In tema di eguaglianza nella Chiesa fra uomini e donne, è opportuno considerare come, su un totale di 78 fra esperti o uditori del Sinodo, solo 25 sono donne con la presidente dell’Unione internazionale delle superiore generali, Louise Madore, che partecipa all’assemblea come uditrice (senza quindi diritto di voto), a fronte dell’Unione dei superiori generali che, invece, elegge 10 membri votanti al Sinodo. Ergo, padri sinodali a tutti gli effetti.
A sorpresa, martedi 14 ottobre, è intervenuto all’assemblea sulla Parola di Dio anche Benedetto XVI che ha voluto ribadire – costituzione dogmatica Dei Verbum alla mano – i due livelli metodologici, quello storico critico e quello teologico, per una corretta esegesi delle Sacre Scritture. Perché non è sufficiente il metodo storico critico, occorre anche un’interpretazione biblica che tenga conto dell’unità sistematica della Parola di Dio, della viva tradizione della Chiesa e dell’analogia della fede.

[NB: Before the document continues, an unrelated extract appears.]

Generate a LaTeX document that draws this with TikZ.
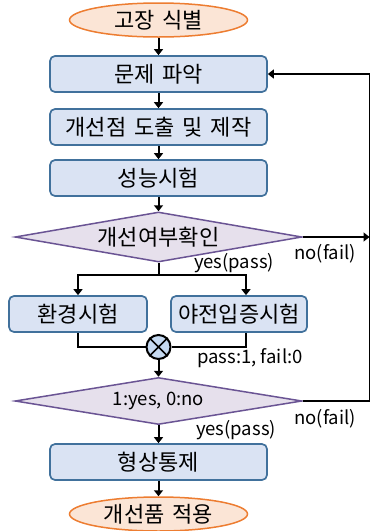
\documentclass[tikz,border=0pt]{standalone}
\usepackage{fontspec}
\setmainfont{Noto Sans CJK KR}
\newfontfamily\korfont{Noto Sans CJK KR}[Scale=1.19,WordSpace=1.6]
\usetikzlibrary{shapes.geometric,arrows.meta}
\definecolor{boxFill}{HTML}{DAE3F3}
\definecolor{boxLine}{HTML}{41719C}
\definecolor{termFill}{HTML}{FBE5D6}
\definecolor{termLine}{HTML}{ED7D31}
\definecolor{diaFill}{HTML}{E6E0EC}
\definecolor{diaLine}{HTML}{6A5494}
\definecolor{mixFill}{HTML}{C5D9F1}

\begin{document}
\begin{tikzpicture}
[x=1pt,y=-1pt,font=\fontsize{18.5}{22}\selectfont,
  termDecorate/.style={shape=ellipse,draw=termLine,fill=termFill,line width=1.5pt,
    minimum width=178pt,minimum height=34pt,inner sep=0pt,font=\fontsize{18.5}{22}\selectfont\korfont},
  boxDecorate/.style={shape=rectangle,rounded corners=5pt,draw=boxLine,fill=boxFill,line width=1.7pt,
    minimum height=36pt,inner sep=0pt,font=\fontsize{18.5}{22}\selectfont\korfont},
  diaDecorate/.style={shape=diamond,draw=diaLine,fill=diaFill,line width=1.5pt,shape aspect=5.7,
    minimum width=287pt,minimum height=50pt,inner sep=0pt},
  lineDecorate/.style={-{Triangle[length=6pt,width=9pt]},line width=2pt},
  joinDecorate/.style={-,line width=2pt}]
\useasboundingbox (0,0) rectangle (370,531);
%% nodes or vertices
\foreach \nodename/\x/\y/\txt in {
  find/158.5/20/{고장 식별},
  apply/158.5/514/{개선품 적용}}
{
  \node (\nodename) at (\x,\y) [termDecorate] {\txt};
}
\foreach \nodename/\x/\y/\w/\txt in {
  grasp/158.5/74/217/{문제 파악},
  improve/158.5/127/217/{개선점 도출 및 제작},
  perform/158.5/178/217/{성능시험},
  envtest/78/314/138/{환경시험},
  fieldtest/239/314/136/{야전입증시험},
  config/158.5/462/217/{형상통제}}
{
  \node (\nodename) at (\x,\y) [boxDecorate,minimum width=\w pt] {\txt};
}
\node (check) at (158.5,237) [diaDecorate,font=\fontsize{18.5}{22}\selectfont\korfont] {개선여부확인};
\node (decide) at (158.5,401) [diaDecorate,minimum height=47pt] {1:yes, 0:no};
\node (mix) at (158.5,347) [shape=circle,draw,fill=mixFill,line width=2pt,minimum size=24pt,inner sep=0pt] {};
\draw[line width=1.5pt] (mix.north west) -- (mix.south east) (mix.north east) -- (mix.south west);
\coordinate (split) at (158.5,275);
\coordinate (loopTop) at (369.5,74);
\coordinate (loopMid) at (369.5,237);
\coordinate (loopBot) at (369.5,401);
%% labels
\node (yes1) at (234,263) {yes(pass)};
\node (no1) at (325,254) {no(fail)};
\node (code) at (250,358) {pass:1, fail:0};
\node (no2) at (325,419) {no(fail)};
\node (yes2) at (236,430) {yes(pass)};
%% edges or lines
\path
\foreach \startnode/\endnode in {
  find/grasp, grasp/improve, improve/perform, perform/check,
  mix/decide, decide/config, config/apply, check/loopMid}
{
  (\startnode) edge[lineDecorate] (\endnode)
};
\draw[joinDecorate] (check) -- (split);
\draw[lineDecorate] (split) -| (envtest);
\draw[lineDecorate] (split) -| ([xshift=7pt]fieldtest.north);
\draw[joinDecorate] (envtest) |- (mix);
\draw[joinDecorate] ([xshift=7pt]fieldtest.south) |- (mix);
\draw[lineDecorate] (decide) -- (loopBot) -- (loopTop) -- (grasp);
\end{tikzpicture}
\end{document}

Se, infatti, manca l’esegesi teologica, “la Bibbia diventa – ha ammonito il pontefice – un libro solo del passato. Si possono trarre da esso conseguenze morali, si può imparare la storia, ma il Libro come tale parla solo del passato e l’esegesi non è più realmente teologica, ma diventa pura storiografia, storia della letteratura”.
Come accade oggi con il cosiddetto mainstream dell’esegesi tedesca che nega, per esempio, “che il Signore abbia costituito la Santa Eucarestia e dice che la salma di Gesù sarebbe rimasta nella tomba. La resurrezione, poi, non sarebbe un avvenimento storico, ma una visione teologica”.
Questi i fatti principali della seconda settimana. Adesso il Sinodo entra nel vivo con l’attenzione che, in quest’ultimi giorni di assise, si sposta sull’elaborazione, da parte della commissione retta dall’arcivescovo Gianfranco Ravasi, delle Propositiones: il documento finale dell’assemblea. Un testo che servirà al papa per la stesura della sua esortazione apostolica post sinodale.